Last August a friend and I flew to the Pacific Northwest to drive the coast from Seattle to the California Redwoods. The whole trip was amazing with one adventure after another. I’ve been to the area before and fell it love with its natural beauty… and the Pacific Ocean. It felt like home every time I was there.
My friend, Dianna, had been asking for years to skydive with her and my response was always the same – a hard NO! The thought of jumping out of a plane makes my stomach drop and anxiety skyrocket. A few weeks before our trip we were having dinner and a friend’s daughter mentioned how she had gone skydiving for the first time and loved it. To this day I don’t know what got into me but I turned to Dianna and said “Okay, I’ll do it. But you better plan it fast or I’ll change my mind.” She didn’t skip a beat and planned a skydiving adventure in Snohomish, WA at the start of our trip.
I honestly couldn’t think about it or I might change my mind.
When we arrived at the location, we had to complete a waiver on their computers.
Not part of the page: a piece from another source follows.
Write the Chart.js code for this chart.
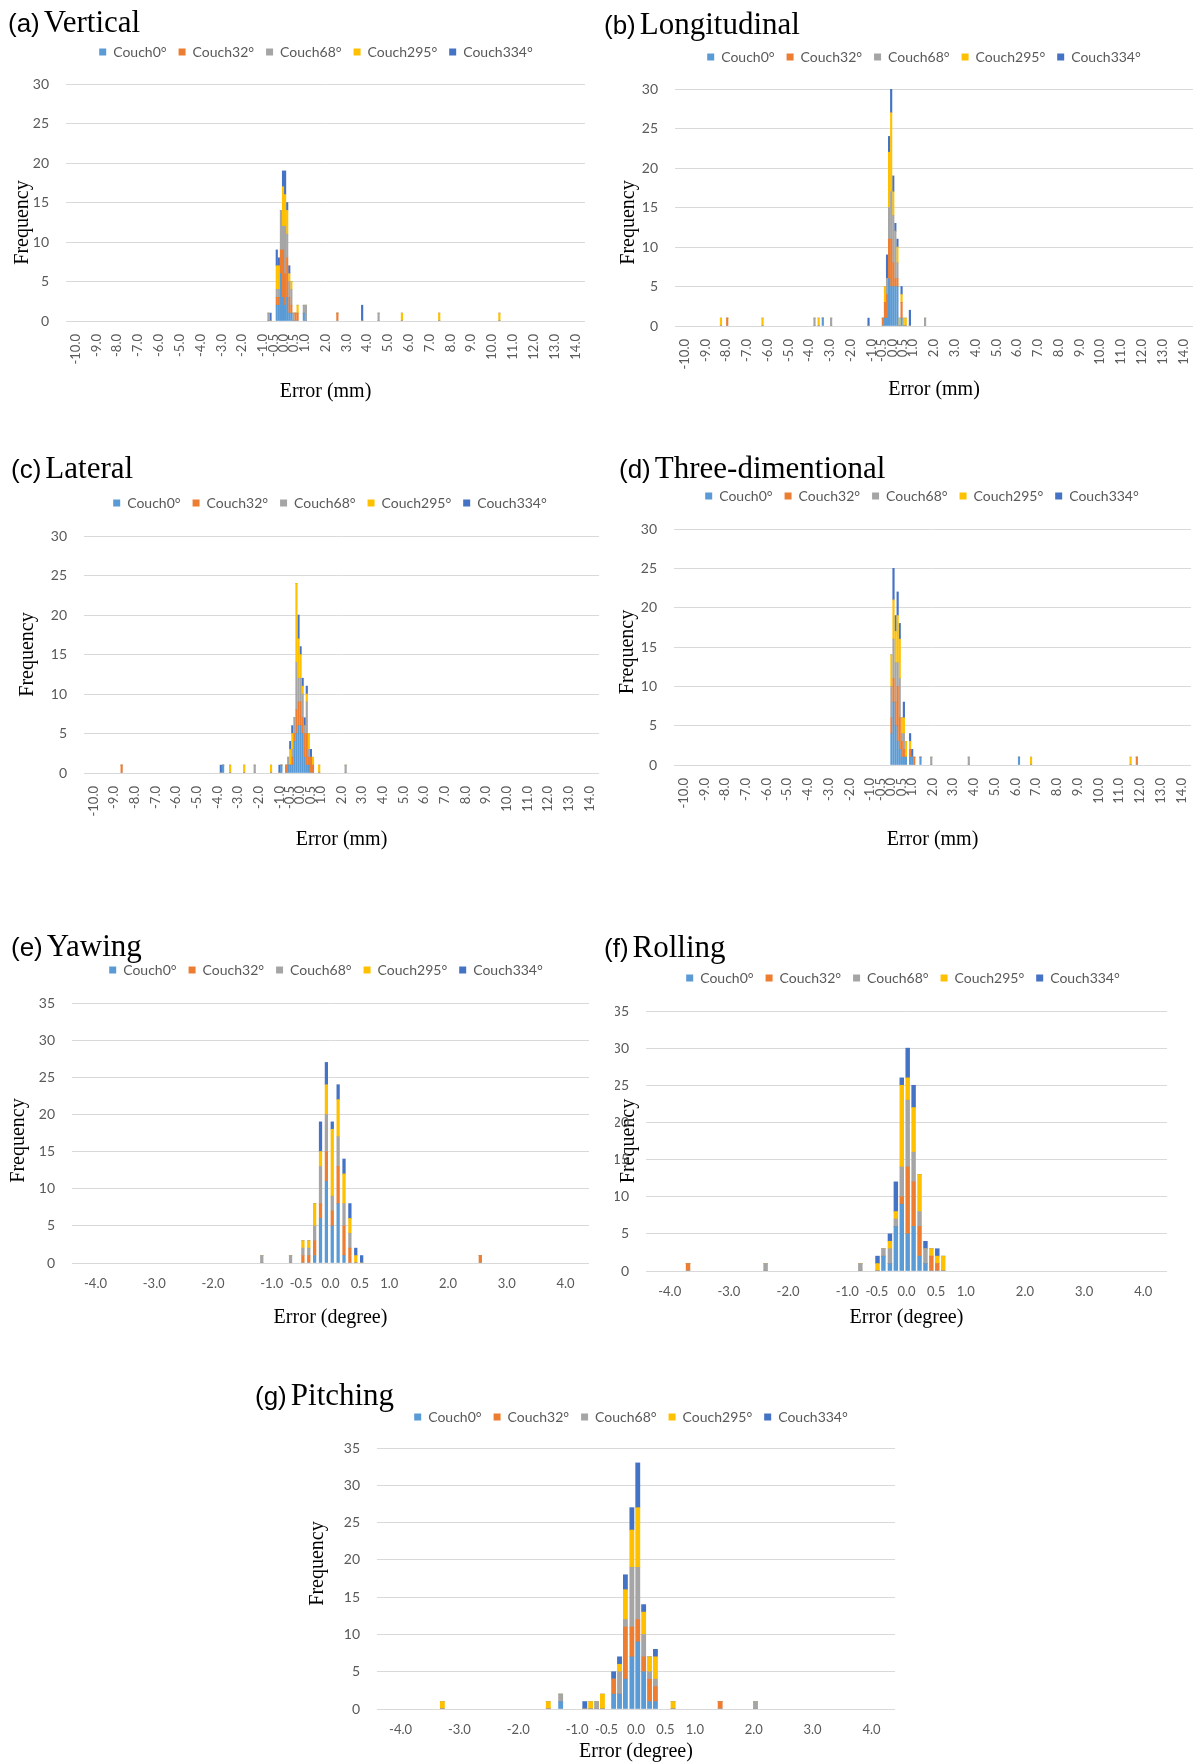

Seriously, there were so many clearly spelled out risks that I couldn’t even look at them. I started just checking them off, again trying not to think about the fact that I would soon be jumping out of a plane. While I was completing my form, Dianna was busy excitedly talking to the other jumpers and decided for us to extend our free fall from 30 seconds to 60. Yikes! Everyone else had agreed and I didn’t want to be the only one getting dropped off at a lower altitude so, still not allowing myself to think too much about what I was about to do, I said okay too.
There were eight pairs of tandem jumpers on the flight. After we were harnessed up, met our tandem instructor, and given some of the basics, we all headed to the runway to climb into a small plane. I told my instructor that I had to be the first one off the plane because I didn’t think I’d be able to do it after watching others go first. While Dianna was giddy with excitement, I was in the “zone.” I was just going to do it, not overthink it.
Soon we were almost to 13,500 feet above the ground and getting ready to go.
The door of the plane rolled up and open. My tandem instructor and I scooted to the opening and as instructed, I crossed my arms, put my feet against the outside of the plane and rested my head back on his chest. Then, we just rolled out of the plane. Yup, just rolled out of a plane high above the earth, free falling for 60 seconds at 120 miles per hour. Our parachute opened and we floated back to safety with a smooth landing. But not before I experienced the most beautiful scenery of Puget Sound, the Seattle skyline, Mt. St. Helen and so much more.
My new life metaphor – just roll off that plane.
I was exhilarated when I landed – not just because I was safe but because I had faced my fears. I did it! And now this has become a metaphor for my life. When fear comes rearing its very convincing head, I acknowledge her and thank her for trying to keep me safe from the unknown AND THEN …just roll off the plane.
Throughout that trip I kept talking about moving to the area. Dianna asked “Well, what’s holding you back from just doing it now?” Good question. Everyone in my life knew that I’ve always wanted to live near the ocean and this place felt like home. I’d been seriously considering it for the past few years after my divorce but timing just never seemed quite right. On one of our last nights in Oregon, Dianna said “You know I love you and don’t want you to move away, but I fully support this.”
In that moment I realized that in order to live the life I was meant to live, I needed to just roll off the plane again. I responded “You know what? I’m going to do it!” And I did. Within two months I was driving a U-Haul from Minneapolis to my new home in the coastal city of Gold Beach, Oregon.
Magic happens when you live authentically.
As I sit here writing now while watching the ocean waves, I’m filled with gratitude for everything in my life. I’m living a fully authentic life, one that is aligned with my purpose of helping others do the same. I trusted my intuition, that deep knowing, about my calling to be near the ocean during this exciting new phase of my life and, as if by magic, the stars aligned. And while I haven’t decided whether to roll off an actual plane again, I will continue to roll off my metaphorical plane so that I can live the life I’m meant to live – you know – one of purpose, joy, peace and courage.